Set problem
Repeat exactly, and only, the lines from the one that contains "Recreate this image" to the one that contains "return 1 - y / H", both ends included. Omit every picture.

Dataset excerpts

▬▬▬

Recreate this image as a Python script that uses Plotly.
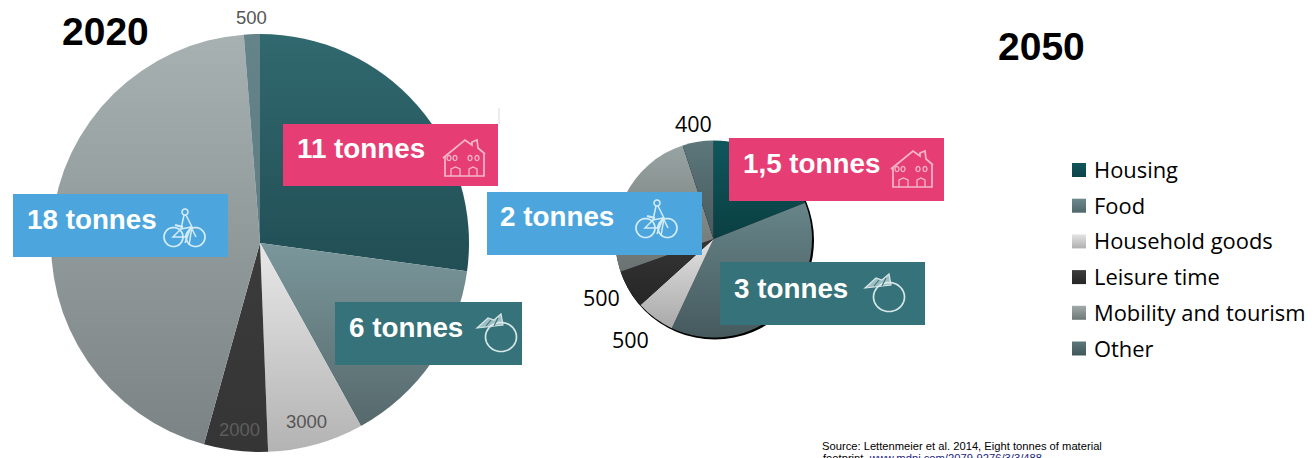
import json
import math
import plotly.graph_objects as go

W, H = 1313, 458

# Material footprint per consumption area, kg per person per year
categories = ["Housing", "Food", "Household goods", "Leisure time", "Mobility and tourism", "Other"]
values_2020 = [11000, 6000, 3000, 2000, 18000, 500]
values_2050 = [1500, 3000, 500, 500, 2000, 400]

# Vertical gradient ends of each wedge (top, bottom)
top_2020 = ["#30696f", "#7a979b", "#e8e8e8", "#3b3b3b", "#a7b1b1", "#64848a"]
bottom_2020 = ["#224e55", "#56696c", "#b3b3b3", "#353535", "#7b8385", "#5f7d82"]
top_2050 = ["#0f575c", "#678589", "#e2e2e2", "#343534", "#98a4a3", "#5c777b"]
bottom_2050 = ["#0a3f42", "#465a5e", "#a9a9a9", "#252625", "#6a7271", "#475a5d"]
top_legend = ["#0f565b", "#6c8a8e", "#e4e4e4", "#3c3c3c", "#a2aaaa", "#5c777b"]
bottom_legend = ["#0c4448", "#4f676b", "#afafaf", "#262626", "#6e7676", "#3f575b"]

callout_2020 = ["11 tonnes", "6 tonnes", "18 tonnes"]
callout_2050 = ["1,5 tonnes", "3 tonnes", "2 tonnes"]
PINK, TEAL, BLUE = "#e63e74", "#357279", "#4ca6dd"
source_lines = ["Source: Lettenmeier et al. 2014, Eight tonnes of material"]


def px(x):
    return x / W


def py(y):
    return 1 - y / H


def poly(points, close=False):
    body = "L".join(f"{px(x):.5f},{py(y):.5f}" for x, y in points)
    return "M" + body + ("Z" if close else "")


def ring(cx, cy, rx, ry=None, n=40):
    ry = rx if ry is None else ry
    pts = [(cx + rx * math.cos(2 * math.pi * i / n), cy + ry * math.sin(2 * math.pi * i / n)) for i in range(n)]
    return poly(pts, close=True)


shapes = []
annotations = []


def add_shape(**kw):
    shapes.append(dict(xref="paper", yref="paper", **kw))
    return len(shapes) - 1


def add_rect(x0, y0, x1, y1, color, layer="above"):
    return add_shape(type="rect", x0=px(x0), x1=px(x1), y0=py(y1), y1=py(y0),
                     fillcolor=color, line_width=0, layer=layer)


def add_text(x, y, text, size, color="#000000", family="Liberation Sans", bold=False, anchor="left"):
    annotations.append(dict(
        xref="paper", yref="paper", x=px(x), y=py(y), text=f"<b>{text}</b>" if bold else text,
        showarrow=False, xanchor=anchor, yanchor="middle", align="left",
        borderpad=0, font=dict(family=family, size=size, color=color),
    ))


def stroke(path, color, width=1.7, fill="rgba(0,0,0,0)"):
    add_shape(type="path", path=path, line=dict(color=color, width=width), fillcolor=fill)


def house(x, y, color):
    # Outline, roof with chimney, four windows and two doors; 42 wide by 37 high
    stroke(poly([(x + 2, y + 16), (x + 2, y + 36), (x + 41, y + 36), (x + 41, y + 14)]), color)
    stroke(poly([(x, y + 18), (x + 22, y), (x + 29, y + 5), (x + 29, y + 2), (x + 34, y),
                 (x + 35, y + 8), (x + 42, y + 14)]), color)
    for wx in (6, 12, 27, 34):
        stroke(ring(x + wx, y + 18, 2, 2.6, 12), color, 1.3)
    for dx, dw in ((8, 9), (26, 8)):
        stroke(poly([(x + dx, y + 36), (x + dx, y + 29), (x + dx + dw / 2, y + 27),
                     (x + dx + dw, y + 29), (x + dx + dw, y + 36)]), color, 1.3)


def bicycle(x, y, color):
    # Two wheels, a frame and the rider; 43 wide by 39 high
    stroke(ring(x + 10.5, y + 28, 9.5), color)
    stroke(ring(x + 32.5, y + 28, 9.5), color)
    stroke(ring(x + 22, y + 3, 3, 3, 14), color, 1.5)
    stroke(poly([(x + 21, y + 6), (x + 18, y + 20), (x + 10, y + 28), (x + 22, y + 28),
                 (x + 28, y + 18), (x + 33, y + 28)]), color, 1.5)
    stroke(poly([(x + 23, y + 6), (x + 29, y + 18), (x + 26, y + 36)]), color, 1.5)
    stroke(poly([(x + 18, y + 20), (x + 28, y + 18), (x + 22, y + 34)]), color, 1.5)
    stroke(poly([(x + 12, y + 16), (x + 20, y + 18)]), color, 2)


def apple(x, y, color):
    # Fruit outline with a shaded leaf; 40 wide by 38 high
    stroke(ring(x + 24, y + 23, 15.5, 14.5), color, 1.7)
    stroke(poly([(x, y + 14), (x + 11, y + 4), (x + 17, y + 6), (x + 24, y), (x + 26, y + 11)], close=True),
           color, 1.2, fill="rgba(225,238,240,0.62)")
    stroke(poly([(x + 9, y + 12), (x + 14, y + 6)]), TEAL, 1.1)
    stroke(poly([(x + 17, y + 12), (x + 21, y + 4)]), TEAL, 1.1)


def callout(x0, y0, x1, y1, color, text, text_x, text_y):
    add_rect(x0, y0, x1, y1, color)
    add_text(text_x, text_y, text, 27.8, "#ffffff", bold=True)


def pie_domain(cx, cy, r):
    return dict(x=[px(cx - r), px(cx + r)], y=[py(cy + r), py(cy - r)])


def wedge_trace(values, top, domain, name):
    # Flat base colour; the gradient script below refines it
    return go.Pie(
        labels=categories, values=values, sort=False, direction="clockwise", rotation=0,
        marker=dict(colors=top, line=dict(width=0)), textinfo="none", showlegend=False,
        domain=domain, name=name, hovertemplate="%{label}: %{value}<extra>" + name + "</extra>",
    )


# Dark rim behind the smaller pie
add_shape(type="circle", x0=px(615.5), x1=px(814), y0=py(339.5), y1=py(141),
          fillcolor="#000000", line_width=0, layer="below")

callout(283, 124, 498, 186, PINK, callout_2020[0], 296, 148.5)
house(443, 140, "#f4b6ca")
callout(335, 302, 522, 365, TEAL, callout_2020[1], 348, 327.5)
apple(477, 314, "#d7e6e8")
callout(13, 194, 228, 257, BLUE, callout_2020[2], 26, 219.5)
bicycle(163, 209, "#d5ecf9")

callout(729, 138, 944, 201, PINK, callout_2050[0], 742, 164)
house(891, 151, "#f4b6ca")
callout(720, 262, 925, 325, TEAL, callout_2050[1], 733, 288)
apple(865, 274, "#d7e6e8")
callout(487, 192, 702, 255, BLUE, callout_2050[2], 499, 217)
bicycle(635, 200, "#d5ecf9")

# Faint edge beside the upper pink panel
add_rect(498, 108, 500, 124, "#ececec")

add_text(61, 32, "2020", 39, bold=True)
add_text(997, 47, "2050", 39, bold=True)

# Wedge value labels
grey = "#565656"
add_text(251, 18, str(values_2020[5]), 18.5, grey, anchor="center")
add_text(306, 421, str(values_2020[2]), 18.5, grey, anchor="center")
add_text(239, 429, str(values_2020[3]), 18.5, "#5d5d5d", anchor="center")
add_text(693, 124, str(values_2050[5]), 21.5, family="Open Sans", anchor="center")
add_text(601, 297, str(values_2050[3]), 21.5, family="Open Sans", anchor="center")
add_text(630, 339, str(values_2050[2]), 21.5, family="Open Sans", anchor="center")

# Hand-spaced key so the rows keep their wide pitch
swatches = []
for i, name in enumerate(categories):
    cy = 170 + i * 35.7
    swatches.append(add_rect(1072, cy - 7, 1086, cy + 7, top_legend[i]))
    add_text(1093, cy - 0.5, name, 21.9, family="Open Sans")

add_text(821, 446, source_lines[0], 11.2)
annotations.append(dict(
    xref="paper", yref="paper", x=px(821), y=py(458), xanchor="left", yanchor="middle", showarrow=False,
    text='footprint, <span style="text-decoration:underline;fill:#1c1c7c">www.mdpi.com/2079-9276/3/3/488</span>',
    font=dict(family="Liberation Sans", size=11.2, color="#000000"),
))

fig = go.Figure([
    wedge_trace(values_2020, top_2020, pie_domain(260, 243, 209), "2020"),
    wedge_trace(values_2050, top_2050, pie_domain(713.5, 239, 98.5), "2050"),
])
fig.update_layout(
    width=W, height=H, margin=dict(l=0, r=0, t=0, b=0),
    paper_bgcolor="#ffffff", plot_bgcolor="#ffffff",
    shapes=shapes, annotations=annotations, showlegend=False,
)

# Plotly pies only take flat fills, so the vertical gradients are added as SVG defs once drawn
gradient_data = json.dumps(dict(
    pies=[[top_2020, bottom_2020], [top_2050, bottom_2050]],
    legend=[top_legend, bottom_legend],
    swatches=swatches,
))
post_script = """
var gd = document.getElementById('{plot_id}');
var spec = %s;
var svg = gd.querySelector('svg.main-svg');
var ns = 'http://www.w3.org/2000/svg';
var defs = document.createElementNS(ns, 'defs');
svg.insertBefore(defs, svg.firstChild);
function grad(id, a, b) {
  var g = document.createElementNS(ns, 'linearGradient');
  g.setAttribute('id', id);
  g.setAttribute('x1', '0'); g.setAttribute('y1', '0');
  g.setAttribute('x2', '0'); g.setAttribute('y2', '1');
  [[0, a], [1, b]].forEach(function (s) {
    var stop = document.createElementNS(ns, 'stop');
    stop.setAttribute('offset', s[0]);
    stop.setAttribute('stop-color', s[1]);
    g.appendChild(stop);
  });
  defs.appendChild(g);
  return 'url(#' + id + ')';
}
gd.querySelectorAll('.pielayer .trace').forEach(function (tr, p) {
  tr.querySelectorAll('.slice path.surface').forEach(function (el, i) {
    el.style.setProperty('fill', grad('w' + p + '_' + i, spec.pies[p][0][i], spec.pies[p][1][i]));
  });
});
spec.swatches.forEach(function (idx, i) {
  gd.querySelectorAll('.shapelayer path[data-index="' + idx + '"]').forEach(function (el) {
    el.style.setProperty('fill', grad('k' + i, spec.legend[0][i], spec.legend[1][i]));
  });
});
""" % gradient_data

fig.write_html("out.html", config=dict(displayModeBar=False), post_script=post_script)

▬▬▬

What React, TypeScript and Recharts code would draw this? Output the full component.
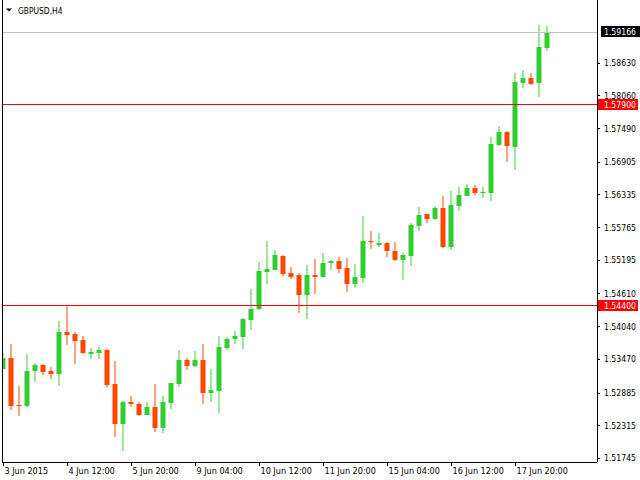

▬▬▬

Answer to the problem
Recreate this image as a Python script that uses Plotly.
import json
import math
import plotly.graph_objects as go

W, H = 1313, 458

# Material footprint per consumption area, kg per person per year
categories = ["Housing", "Food", "Household goods", "Leisure time", "Mobility and tourism", "Other"]
values_2020 = [11000, 6000, 3000, 2000, 18000, 500]
values_2050 = [1500, 3000, 500, 500, 2000, 400]

# Vertical gradient ends of each wedge (top, bottom)
top_2020 = ["#30696f", "#7a979b", "#e8e8e8", "#3b3b3b", "#a7b1b1", "#64848a"]
bottom_2020 = ["#224e55", "#56696c", "#b3b3b3", "#353535", "#7b8385", "#5f7d82"]
top_2050 = ["#0f575c", "#678589", "#e2e2e2", "#343534", "#98a4a3", "#5c777b"]
bottom_2050 = ["#0a3f42", "#465a5e", "#a9a9a9", "#252625", "#6a7271", "#475a5d"]
top_legend = ["#0f565b", "#6c8a8e", "#e4e4e4", "#3c3c3c", "#a2aaaa", "#5c777b"]
bottom_legend = ["#0c4448", "#4f676b", "#afafaf", "#262626", "#6e7676", "#3f575b"]

callout_2020 = ["11 tonnes", "6 tonnes", "18 tonnes"]
callout_2050 = ["1,5 tonnes", "3 tonnes", "2 tonnes"]
PINK, TEAL, BLUE = "#e63e74", "#357279", "#4ca6dd"
source_lines = ["Source: Lettenmeier et al. 2014, Eight tonnes of material"]


def px(x):
    return x / W


def py(y):
    return 1 - y / H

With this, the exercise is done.